En 2010, trois rapports sur le crédit d'impôt recherche (CIR) ont été publiés : celui de notre ancien collègue Christian Gaudin, celui de la mission d'évaluation et de contrôle de la commission des finances de l'Assemblée nationale et celui de l'inspection générale des finances. En 2011, la Cour des comptes s'est également penchée sur le CIR. Dès lors, pourquoi ce nouveau rapport alors que nous disposons déjà de suffisamment d'éléments pour apprécier l'efficacité de ce dispositif fiscal ? Il m'a semblé utile que notre commission puisse donner son avis sur le bilan de la réforme de 2008, qui a fait passer le montant du CIR de 1,5 à 5 milliards d'euros par an, d'autant qu'une réforme de ce dispositif est évoquée, peut-être dès la loi de finances pour 2013.
De plus, nous avons entendu des affirmations peu fondées sur le CIR, qui faussent le débat public.
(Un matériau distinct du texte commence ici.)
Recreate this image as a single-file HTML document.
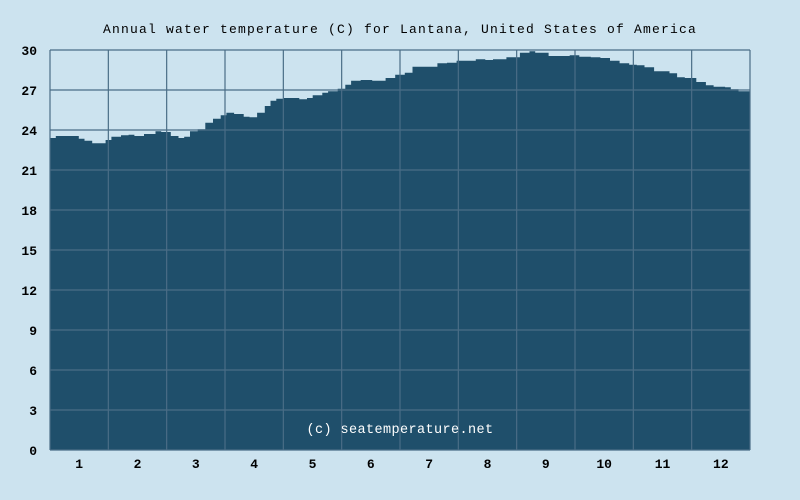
<!DOCTYPE html>
<html><head><meta charset="utf-8"><style>
html,body{margin:0;padding:0;background:#cce3ef;}
svg{display:block;font-family:"Liberation Mono",monospace;}
</style></head><body>
<svg id="chart" width="800" height="500" viewBox="0 0 800 500" xmlns="http://www.w3.org/2000/svg">
<rect x="0" y="0" width="800" height="500" fill="#cce3ef"/>
<text x="400" y="33" text-anchor="middle" font-size="13" letter-spacing="1.2" fill="#000">Annual water temperature (C) for Lantana, United States of America</text>
<g id="plot"></g>
</svg>
<script>
const days=[0,3,6,11,15,18,22,26,29,32,37,41,44,49,55,58,63,67,70,73,77,81,85,89,92,96,101,104,108,112,115,118,122,130,134,137,142,145,150,154,157,162,168,172,175,180,185,189,202,207,212,222,227,231,238,245,250,253,260,265,271,276,282,287,292,297,302,306,310,315,323,327,331,337,342,346,352,355,359,365];
const temps=[23.4,23.55,23.55,23.55,23.35,23.2,23.0,23.0,23.25,23.5,23.6,23.65,23.55,23.7,23.9,23.85,23.55,23.4,23.5,23.9,24.05,24.55,24.85,25.1,25.3,25.2,25.0,24.95,25.3,25.8,26.2,26.35,26.4,26.3,26.4,26.6,26.8,26.9,27.1,27.4,27.7,27.75,27.7,27.7,27.9,28.15,28.3,28.75,29.0,29.05,29.2,29.3,29.25,29.3,29.45,29.8,29.9,29.8,29.55,29.55,29.6,29.5,29.45,29.4,29.2,29.0,28.9,28.85,28.7,28.4,28.25,27.95,27.9,27.6,27.35,27.25,27.2,27.05,26.9,26.7,26.6,26.5,26.25,25.95,25.7,25.6];
const yTicks=[0,3,6,9,12,15,18,21,24,27,30];
const months=["1","2","3","4","5","6","7","8","9","10","11","12"];
const X0=50,X1=750,Y0=450,Y1=50;
const xs=d=>X0+d/365*(X1-X0);
const ys=v=>Y0-v/30*(Y0-Y1);
const NS="http://www.w3.org/2000/svg";
const g=document.getElementById('plot');
function mk(t,a){const e=document.createElementNS(NS,t);for(const k in a)e.setAttribute(k,a[k]);g.appendChild(e);return e;}
const n=Math.min(days.length,temps.length);
let d=`M${X0},${Y0}`;
for(let i=0;i<n;i++){const xa=xs(days[i]);const xb=i<n-1?xs(days[i+1]):X1;const y=ys(temps[i]);d+=` L${xa.toFixed(1)},${y.toFixed(1)} L${xb.toFixed(1)},${y.toFixed(1)}`;}
d+=` L${X1},${Y0} Z`;
const area=mk('path',{d:d,fill:'#1f4f6b'});


yTicks.forEach(v=>{
  const l=mk('line',{x1:X0,x2:X1,y1:ys(v),y2:ys(v),stroke:'#4a6d86','stroke-width':1.2});
  
  
  const t=mk('text',{x:37,y:ys(v)+5,'text-anchor':'end','font-size':13,'font-weight':'bold',fill:'#000'});
  t.textContent=v;
  
  
});
const mw=(X1-X0)/months.length;
for(let i=0;i<=months.length;i++){
  const l=mk('line',{x1:X0+i*mw,x2:X0+i*mw,y1:Y1,y2:Y0,stroke:'#4a6d86','stroke-width':1.2});
  
  
}
months.forEach((m,i)=>{
  const t=mk('text',{x:X0+(i+0.5)*mw,y:468,'text-anchor':'middle','font-size':13,'font-weight':'bold',fill:'#000'});
  t.textContent=m;
  
  
});
const c=mk('text',{x:400,y:433,'text-anchor':'middle','font-size':13.5,'letter-spacing':0.4,fill:'#ffffff'});
c.textContent='(c) seatemperature.net';


</script>
</body></html>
En revanche, il serait utile de corriger le dispositif, du fait de certaines incohérences.
Quelques mots, tout d'abord, sur le crédit d'impôt recherche : nous devons distinguer le coût budgétaire des créances des entreprises. En 2012, la créance de ces dernières s'élevait à 5,3 milliards alors que le coût budgétaire ne se montait qu'à 2,3 milliards. Le dispositif est en effet conçu pour que le remboursement du CIR soit étalé sur quatre ans. Le décalage est aujourd'hui d'autant plus important que le plan de relance a prévu en 2009 et 2010 le paiement par l'Etat de la totalité de sa dette vis-à-vis des entreprises. Nous avons donc assisté à des remboursements importants durant ces deux années, suivis d'un creux. A partir de 2014, les montants devraient s'équilibrer entre 5 et 6 milliards d'euros par an. L'évolution sera ensuite fonction de la croissance du PIB.
Je veux revenir sur six affirmations contestables concernant le CIR.
Le CIR, dit-on, bénéficierait essentiellement aux services, et pour environ 20 % aux banques et aux assurances. Ces chiffres figuraient dans un rapport de l'Assemblée nationale, mais il s'agissait de chiffres transmis par le gouvernement de l'époque, qui avait classé avec les banques et les assurances les holdings industrielles. En réalité, le CIR bénéficie au secteur industriel pour ses deux tiers, le tiers restant allant à des services souvent très proches des branches industrielles, les banques et les assurances ne représentant que 1,8 % de la dépense fiscale.
Deuxième critique : le CIR ne bénéficierait qu'aux grandes entreprises. Là encore, l'affirmation est contestable : les bénéficiaires d'au moins 5 000 salariés ne perçoivent que 32 % du CIR, contre 37 % pour ceux de 250 à 4 999 salariés et 29 % pour ceux de moins de 250 salariés.
Troisième critique non fondée : le coût du CIR augmenterait de façon incontrôlable. A l'automne 2007, le coût du crédit d'impôt recherche avait été estimé à 3 milliards par an au terme de la réforme qui devait être engagée en 2008. Le rythme est plutôt de 5 à 6 milliards. Cette difficulté à en apprécier précisément le coût tient notamment à l'effet de levier qui peut aller de 1 à 2. Pour l'instant, une étude économétrique réalisée en 2011 pour le ministère de la recherche évalue cet effet de levier à 1,3 : pour un euro de CIR, il en résulterait 1,3 euro d'investissement supplémentaire en R&D.
Autre critique : le CIR ferait l'objet de fraudes et d'optimisations importantes. Là encore, l'affirmation est contestable. L'éligibilité de la dépense au CIR est assez complexe. Craignant les contrôles fiscaux, les entreprises tendent plutôt à sous-estimer le montant de leurs dépenses en R&D. L'ensemble de celles-ci s'élève à 26,3 milliards. Or, seuls 17 milliards sont déclarés au CIR. Cela vient certes notamment du fait que les dépenses réalisées par des sous-traitants sont plafonnées ; mais cet écart ne peut être expliqué sans supposer une certaine sous-déclaration de la part des entreprises.